Ice cream has been on my list of things to make for a while, particularly after sampling the delicious caramelised figs with sour cream ice cream at ‘Onde’ in Darlinghurst (many years ago). However, I really couldn’t be bothered making it the old fashioned way with a fork and since I do not own a churner it remained a nugget of an idea. Until a friend disclosed that she had an ice cream maker- a confession she probably regretted the moment it passed her lips – so I invited myself over for dinner with a massive grin and the exclamation that I would “bring the ingredients for dessert!”
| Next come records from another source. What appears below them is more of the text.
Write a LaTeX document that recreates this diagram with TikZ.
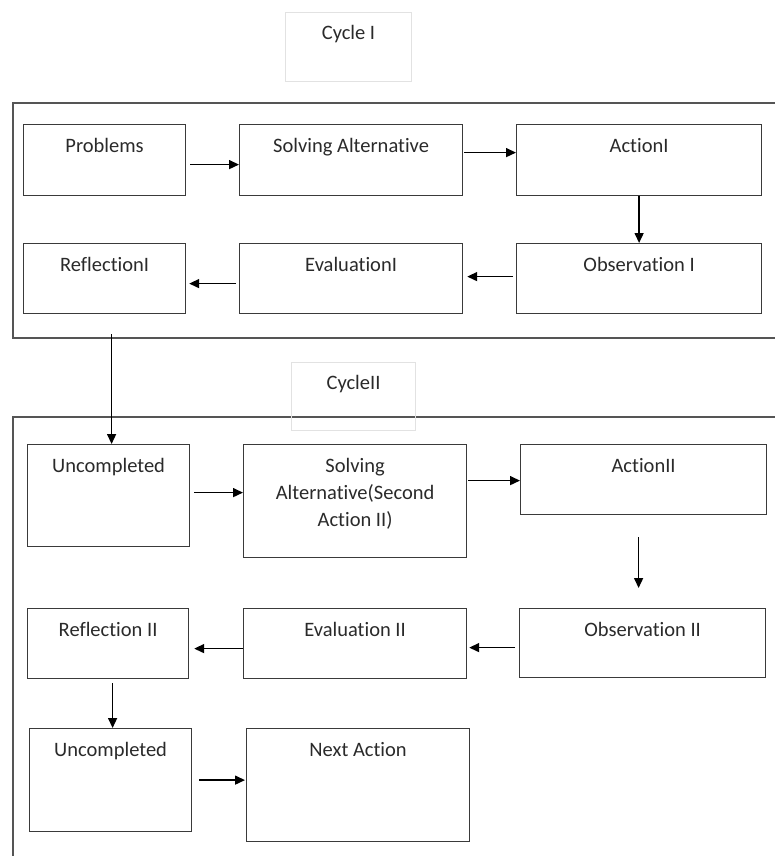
\documentclass[tikz,border=0pt]{standalone}
\usepackage{fontspec}
\setmainfont{Carlito}[Ligatures=NoCommon]
\usetikzlibrary{arrows.meta}
\usepackage{xcolor}
\definecolor{boxline}{HTML}{3A3A3A}
\definecolor{frameline}{HTML}{555555}
\definecolor{cycleline}{HTML}{E2E2E2}
\definecolor{txt}{HTML}{2A2A2A}
\newcommand{\stagefont}{\fontsize{20.5}{27}\selectfont}

\begin{document}
\begin{tikzpicture}[x=1pt,y=-1pt,
        stage/.style={draw=boxline, line width=1.2pt, anchor=north west, inner sep=0pt},
        cyclebox/.style={draw=cycleline, line width=1pt, anchor=north west, inner sep=0pt},
        lbl/.style={anchor=north, yshift=-14pt, inner sep=0pt, text height=14pt, text depth=4pt,
            font=\stagefont, text=txt},
        lbllines/.style={anchor=north, yshift=-14pt, inner sep=0pt, align=center,
            font=\stagefont, text=txt},
        arr/.style={-{Triangle[length=10pt,width=9pt]}, line width=1.5pt, black}]
    \useasboundingbox (0,0) rectangle (775,856);
    % cycle frames
    \draw[frameline, line width=1.2pt] (775,103) -- (13,103) -- (13,338) -- (775,338);
    \draw[frameline, line width=1.2pt] (775,417) -- (13,417) -- (13,856);
    \node[cyclebox, minimum width=126pt, minimum height=69pt] (cyc1) at (285,12) {};
    \node[lbl, yshift=1pt] (cyc1t) at (cyc1.north) {Cycle I};
    \node[cyclebox, minimum width=124pt, minimum height=68pt] (cyc2) at (291,362) {};
    \node[lbl, yshift=1pt] (cyc2t) at (cyc2.north) {CycleII};

    % cycle I
    \node[stage, minimum width=162pt, minimum height=71pt, label={[lbl]north:Problems}] (prob1) at (23,124) {};
    \node[stage, minimum width=223pt, minimum height=71pt, label={[lbl]north:Solving Alternative}] (sol1) at (239,124) {};
    \node[stage, minimum width=245pt, minimum height=71pt, label={[lbl]north:ActionI}] (act1) at (516,124) {};
    \node[stage, minimum width=162pt, minimum height=70pt, label={[lbl]north:ReflectionI}] (refl1) at (23,243) {};
    \node[stage, minimum width=223pt, minimum height=70pt, label={[lbl]north:EvaluationI}] (eval1) at (239,243) {};
    \node[stage, minimum width=245pt, minimum height=70pt, label={[lbl]north:Observation I}] (obs1) at (516,243) {};

    \draw[arr, shorten <=4pt] ([yshift=-4.5pt]prob1.east) -- ([yshift=-4.5pt]prob1.east -| sol1.west);
    \draw[arr, shorten <=1pt] ([yshift=7.5pt]sol1.east) -- ([yshift=7.5pt]sol1.east -| act1.west);
    \draw[arr] (act1.south) -- (obs1.north);
    \draw[arr, shorten <=3pt, shorten >=4pt] ([yshift=2pt]obs1.west) -- ([yshift=2pt]obs1.west -| eval1.east);
    \draw[arr, shorten <=3pt, shorten >=3pt] ([yshift=-5pt]eval1.west) -- ([yshift=-5pt]eval1.west -| refl1.east);

    % cycle II
    \node[stage, minimum width=162pt, minimum height=102pt, label={[lbl]north:Uncompleted}] (unc1) at (27,444) {};
    \node[stage, minimum width=223pt, minimum height=113pt,
        label={[lbllines]north:Solving\\Alternative(Second\\Action II)}] (sol2) at (243,444) {};
    \node[stage, minimum width=246pt, minimum height=70pt, label={[lbl]north:ActionII}] (act2) at (520,444) {};
    \node[stage, minimum width=161pt, minimum height=70pt, label={[lbl]north:Reflection II}] (refl2) at (27,608) {};
    \node[stage, minimum width=223pt, minimum height=70pt, label={[lbl]north:Evaluation II}] (eval2) at (243,608) {};
    \node[stage, minimum width=246pt, minimum height=69pt, label={[lbl]north:Observation II}] (obs2) at (519,608) {};
    \node[stage, minimum width=162pt, minimum height=103pt, label={[lbl]north:Uncompleted}] (unc2) at (29,728) {};
    \node[stage, minimum width=223pt, minimum height=113pt, label={[lbl]north:Next Action}] (next) at (246,728) {};

    \draw[arr, shorten <=20pt] ([xshift=3pt]unc1.north |- refl1.south) -- ([xshift=3pt]unc1.north);
    \draw[arr, shorten <=4pt] ([yshift=3pt]unc1.east) -- ([yshift=3pt]unc1.east -| sol2.west);
    \draw[arr, shorten <=1pt] ([yshift=-1pt]act2.west -| sol2.east) -- ([yshift=-1pt]act2.west);
    \draw[arr, shorten <=22pt, shorten >=20pt] ([xshift=-4pt]obs2.north |- act2.south) -- ([xshift=-4pt]obs2.north);
    \draw[arr, shorten <=4pt, shorten >=2pt] ([yshift=-4.5pt]obs2.west) -- ([yshift=-4.5pt]obs2.west -| eval2.east);
    \draw[arr, shorten >=5pt] ([yshift=-5pt]eval2.west) -- ([yshift=-5pt]eval2.west -| refl2.east);
    \draw[arr, shorten <=4pt] ([xshift=2pt]unc2.north |- refl2.south) -- ([xshift=2pt]unc2.north);
    \draw[arr, shorten <=7pt, shorten >=1pt] (unc2.east) -- (unc2.east -| next.west);
\end{tikzpicture}
\end{document}
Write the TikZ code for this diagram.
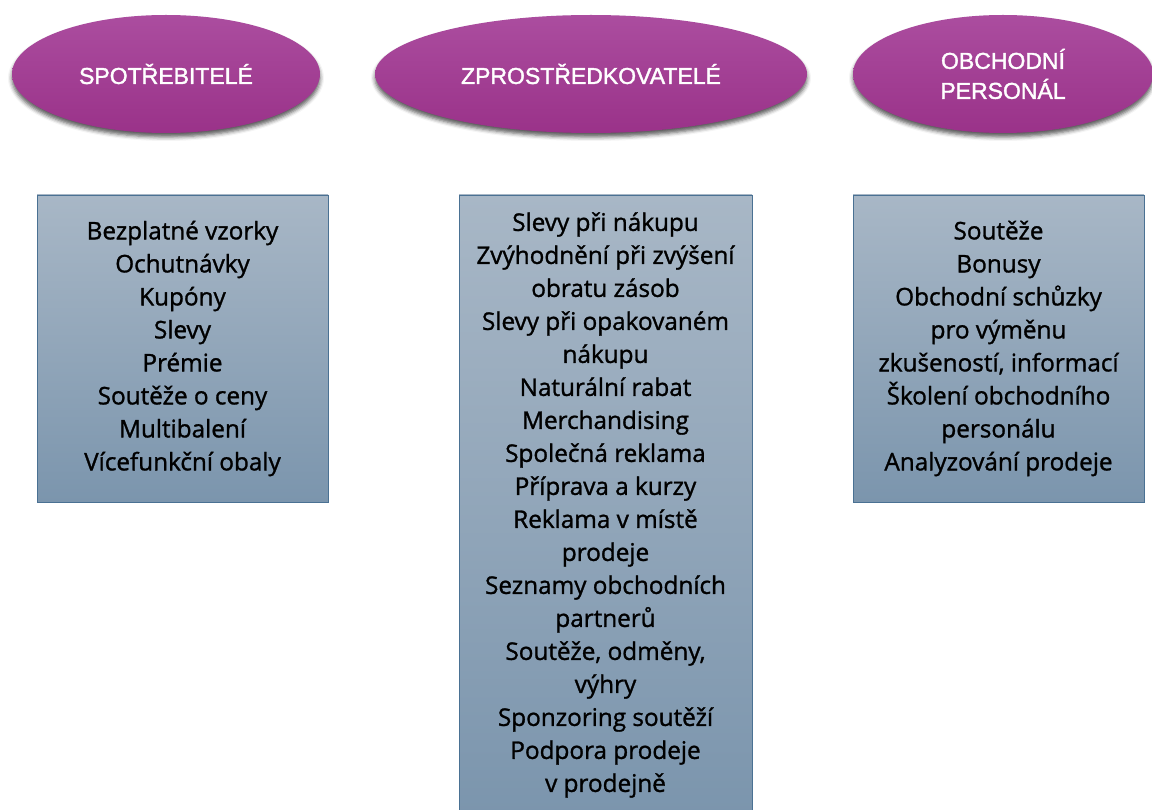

Since I already had a flavour in mind, the first step was to Google a recipe, make a stop on the way to dinner to buy ingredients, and then we were good to go. Since the recipe called for ‘half-and-half’ which is not something I could find at the supermarket some adapting was required. The adapted recipe worked really well and (I hope) that my imposition was forgiven with each mouthful of this ever-so-creamy-with-a-slight-tang dessert!
2 cups sour cream
1 and 3/4 cups light cream
1/4 cup milk
1 vanilla bean
1 cup sugar
8 egg yolks
In heavy saucepan combine the light cream, milk, 3/4 cup sugar, and vanilla bean and bring just to a boil. Remove pan from heat. In a bowl whisk together egg yolks and remaining 1/4 cup sugar and hot half-and-half mixture in a stream, whisking. Return custard to pan and cook over moderately low heat, stirring, until hot but not simmering (according to the recipe you want to heat it to around 76 degrees Celsius – we just heated it for a while…).
Remove pan from heat. Scrape seeds from vanilla bean into custard until combined well and discard pod. Stir sour cream into custard until combined well (the recipe also suggests straining the liquid, but we didn’t bother). Chill custard until cold. Pour into the ice cream maker and churn until ready to eat (you may wish to put it in the freezer a bit after churning for the ice cream to solidify).